[Plotting code records]
◆ ◆ ◆ ◆ ◆ ◆ ◆

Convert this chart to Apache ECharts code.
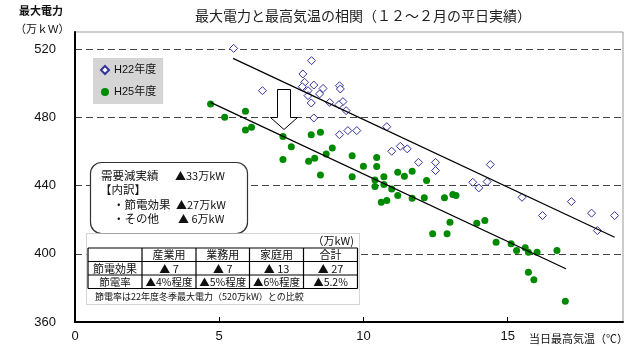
<!DOCTYPE html>
<html>
<head>
<meta charset="utf-8">
<script src="https://cdn.jsdelivr.net/npm/echarts@6/dist/echarts.min.js"></script>
<style>
html,body{margin:0;padding:0;background:#fff;}
#c{width:631px;height:347px;}
</style>
</head>
<body>
<div id="c"></div>
<script>
// ---- data ----
const h22Temp  = [5.5, 6.5, 7.9, 8.2, 7.96, 8.28, 8.6, 7.88, 8.08, 8.48, 8.08, 8.19, 8.83, 9.17, 9.2, 9.29, 9.15, 9.4, 8.28, 9.17, 9.46, 9.77, 10.81, 10.98, 11.28, 11.52, 11.91, 12.5, 12.5, 13.79, 14.0, 14.29, 14.4, 15.5, 16.21, 17.21, 17.91, 18.11, 18.71];
const h22Power = [520.4, 495.6, 505.4, 513.2, 500.5, 498.9, 496.9, 497.9, 495.6, 493.7, 492.7, 488.4, 488.7, 498.5, 496.6, 489.2, 487.4, 483.9, 479.6, 469.8, 472.2, 472.2, 474.5, 460.1, 463.0, 461.5, 453.6, 453.6, 448.8, 441.9, 438.6, 442.3, 452.3, 433.1, 422.4, 430.6, 423.8, 413.6, 422.4];
const h25Temp  = [4.7, 5.19, 5.91, 5.91, 6.12, 7.21, 7.5, 8.19, 8.51, 8.92, 7.21, 8.1, 8.31, 8.71, 8.51, 9.61, 9.61, 10.0, 10.46, 10.46, 10.4, 10.4, 10.71, 10.71, 10.98, 10.62, 10.81, 11.19, 11.42, 11.69, 12.19, 11.19, 11.69, 12.11, 12.81, 13.1, 13.21, 13.0, 12.4, 12.9, 13.93, 14.21, 14.6, 15.12, 15.31, 15.61, 15.72, 16.02, 16.71, 15.72, 15.91, 17.0];
const h25Power = [487.8, 480.0, 483.5, 472.6, 474.1, 468.7, 462.8, 469.7, 471.2, 462.0, 455.2, 454.2, 456.0, 458.5, 446.2, 457.5, 445.2, 451.3, 456.5, 451.2, 443.3, 439.4, 445.2, 440.6, 438.0, 430.2, 431.2, 447.8, 445.4, 448.3, 442.9, 434.1, 432.5, 432.8, 432.8, 434.7, 434.1, 418.5, 411.7, 411.7, 417.9, 419.5, 406.8, 405.8, 401.9, 403.5, 400.9, 400.9, 401.9, 389.2, 384.8, 372.1];
const h22TrendTemp  = [5.48, 18.71];
const h22TrendPower = [514.5, 409.7];
const h25TrendTemp  = [4.70, 17.02];
const h25TrendPower = [488.7, 391.2];
const seriesNames = ['H22年度', 'H25年度'];

const titleText = '最大電力と最高気温の相関（１２～２月の平日実績）';
const yNameLines = ['最大電力', '（万ｋW）'];
const xName = '当日最高気温（℃）';

const summaryLabels = ['需要減実績', '【内訳】', '・節電効果', '・その他'];
const summaryValues = ['▲33万kW', '', '▲27万kW', '▲ 6万kW'];

const tableUnit = '（万kW)';
const tableHeader = ['', '産業用', '業務用', '家庭用', '合計'];
const tableRow1 = ['節電効果', '▲ 7', '▲ 7', '▲ 13', '▲ 27'];
const tableRow2 = ['節電率', '▲4%程度', '▲5%程度', '▲6%程度', '▲5.2%'];
const tableNote = '節電率は22年度冬季最大電力（520万kW）との比較';

// ---- build ----
const FF = "'Liberation Sans','Noto Sans CJK JP',sans-serif";
const FJ = "'Noto Sans CJK JP','Liberation Sans',sans-serif";
const zip = (a, b) => a.map((v, i) => [v, b[i]]);

const chart = echarts.init(document.getElementById('c'), null, {renderer: 'canvas'});

const g = [];
function txt(x, y, t, size, opt) {
  opt = opt || {};
  g.push({type: 'text', x: x, y: y, z: 20, silent: true,
    style: {text: t, font: (opt.weight || 'normal') + ' ' + size + 'px ' + (opt.family || FF),
      fill: opt.fill || '#111', align: opt.align || 'left', verticalAlign: 'middle'}});
}
function ln(x1, y1, x2, y2, w, color) {
  g.push({type: 'line', z: 20, silent: true, shape: {x1, y1, x2, y2},
    style: {stroke: color || '#000', lineWidth: w || 1}});
}

// y axis name
txt(19, 12, yNameLines[0], 11, {weight: 'bold'});
txt(15, 30, yNameLines[1], 11);
// x axis name
txt(529, 340, xName, 11);

// arrow
g.push({type: 'polygon', z: 15, silent: true,
  shape: {points: [[277.5, 89.5], [290.5, 89.5], [290.5, 117.5], [297.5, 117.5], [284, 129.5], [270.5, 117.5], [277.5, 117.5]]},
  style: {fill: '#fff', stroke: '#000', lineWidth: 1}});

// summary rounded box
g.push({type: 'rect', z: 15, silent: true, shape: {x: 90.5, y: 162.5, width: 157, height: 71, r: 11},
  style: {fill: '#fff', stroke: '#333', lineWidth: 1.2}});
const sumY = [176, 190, 204.5, 219];
const sumX = [101, 100, 113, 113];
const sumVX = [175, 0, 176, 178];
summaryLabels.forEach((t, i) => {
  txt(sumX[i], sumY[i], t, 11.5, {family: FJ});
  if (summaryValues[i]) txt(sumVX[i], sumY[i], summaryValues[i], 11, {family: FJ});
});

// table
g.push({type: 'rect', z: 15, silent: true, shape: {x: 86.5, y: 233.5, width: 273, height: 71},
  style: {fill: '#fff', stroke: '#aaa', lineWidth: 1, lineDash: [1, 1]}});
txt(354, 240.5, tableUnit, 11, {align: 'right', family: FJ});
const colX = [88, 142, 196, 249.5, 303.5, 357.5];
const rowY = [248, 261.5, 275, 288.5];
rowY.forEach(y => ln(colX[0], y, colX[5], y, 1.2));
colX.forEach(x => ln(x, rowY[0], x, rowY[3], 1.2));
[tableHeader, tableRow1, tableRow2].forEach((row, r) => {
  const cy = (rowY[r] + rowY[r + 1]) / 2 + 0.5;
  row.forEach((t, c) => {
    if (t) txt((colX[c] + colX[c + 1]) / 2, cy, t, r === 2 ? 10.5 : 11, {align: 'center', family: FJ});
  });
});
txt(95, 297, tableNote, 9, {family: FJ});

const option = {
  animation: false,
  backgroundColor: '#fff',
  textStyle: {fontFamily: FF},
  title: {
    text: titleText, left: 190, top: 5,
    textStyle: {fontSize: 14, fontWeight: 'normal', color: '#222', fontFamily: FF}
  },
  legend: {
    data: seriesNames,
    orient: 'vertical', left: 93, top: 58,
    backgroundColor: '#d5d5d5',
    padding: [6, 7, 6, 7],
    itemGap: 10, itemWidth: 8, itemHeight: 8,
    textStyle: {fontSize: 11, lineHeight: 12, color: '#111', fontFamily: FF}
  },
  grid: {left: 75, top: 32, right: 8, bottom: 25, containLabel: false, outerBoundsMode: 'none',
    show: true, borderColor: '#999', borderWidth: 1, backgroundColor: 'transparent'},
  xAxis: {
    type: 'value', min: 0, max: 19, interval: 5,
    axisLine: {show: true, onZero: false, lineStyle: {color: '#000', width: 2}},
    axisTick: {show: true, inside: true, length: 5, lineStyle: {color: '#000', width: 1}},
    axisLabel: {fontSize: 13, color: '#111', margin: 8, showMaxLabel: false, fontFamily: FF},
    splitLine: {show: false}
  },
  yAxis: {
    type: 'value', min: 360, max: 530, interval: 40,
    axisLine: {show: true, onZero: false, lineStyle: {color: '#000', width: 2}},
    axisTick: {show: false},
    axisLabel: {fontSize: 13, color: '#111', margin: 19, showMaxLabel: false, fontFamily: FF},
    splitLine: {show: true, showMinLine: false, showMaxLine: false,
      lineStyle: {color: '#444', width: 1, type: [7, 4]}}
  },
  series: [
    {
      name: seriesNames[0], type: 'scatter', symbol: 'diamond', symbolSize: 8,
      itemStyle: {color: '#fff', borderColor: '#33339e', borderWidth: 1, opacity: 1},
      data: zip(h22Temp, h22Power), z: 3
    },
    {
      name: seriesNames[1], type: 'scatter', symbol: 'circle', symbolSize: 7,
      itemStyle: {color: '#008a00', opacity: 1},
      data: zip(h25Temp, h25Power), z: 3
    },
    {
      name: 'H22近似', type: 'line', symbol: 'none', silent: true,
      lineStyle: {color: '#000', width: 1.3},
      data: zip(h22TrendTemp, h22TrendPower), z: 4
    },
    {
      name: 'H25近似', type: 'line', symbol: 'none', silent: true,
      lineStyle: {color: '#000', width: 1.3},
      data: zip(h25TrendTemp, h25TrendPower), z: 4
    }
  ],
  graphic: g
};
chart.setOption(option);
</script>
</body>
</html>
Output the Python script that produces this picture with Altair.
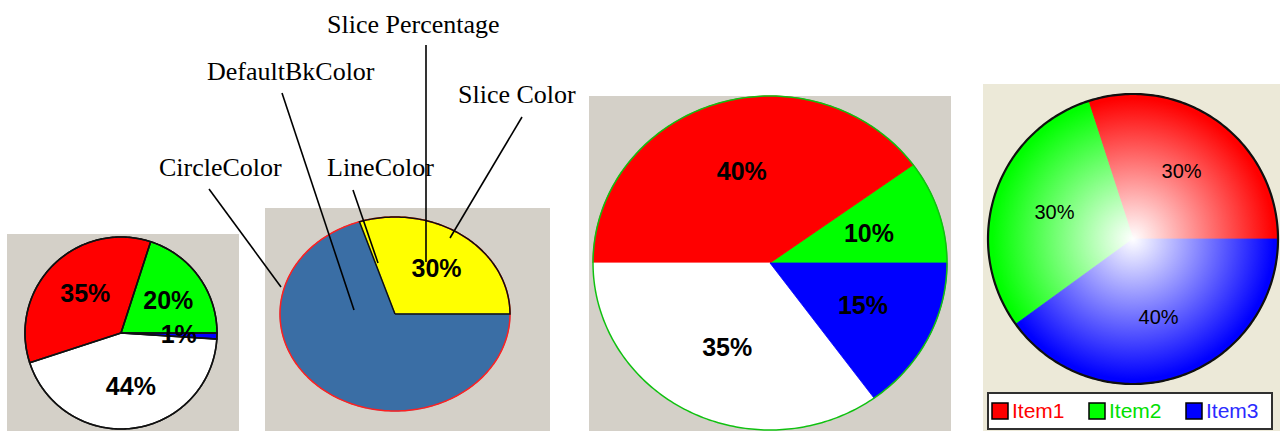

◆ ◆ ◆ ◆ ◆ ◆ ◆

> **Task brief**
State how many lines include the string "this". Give no other information.

> **Solved problem**
2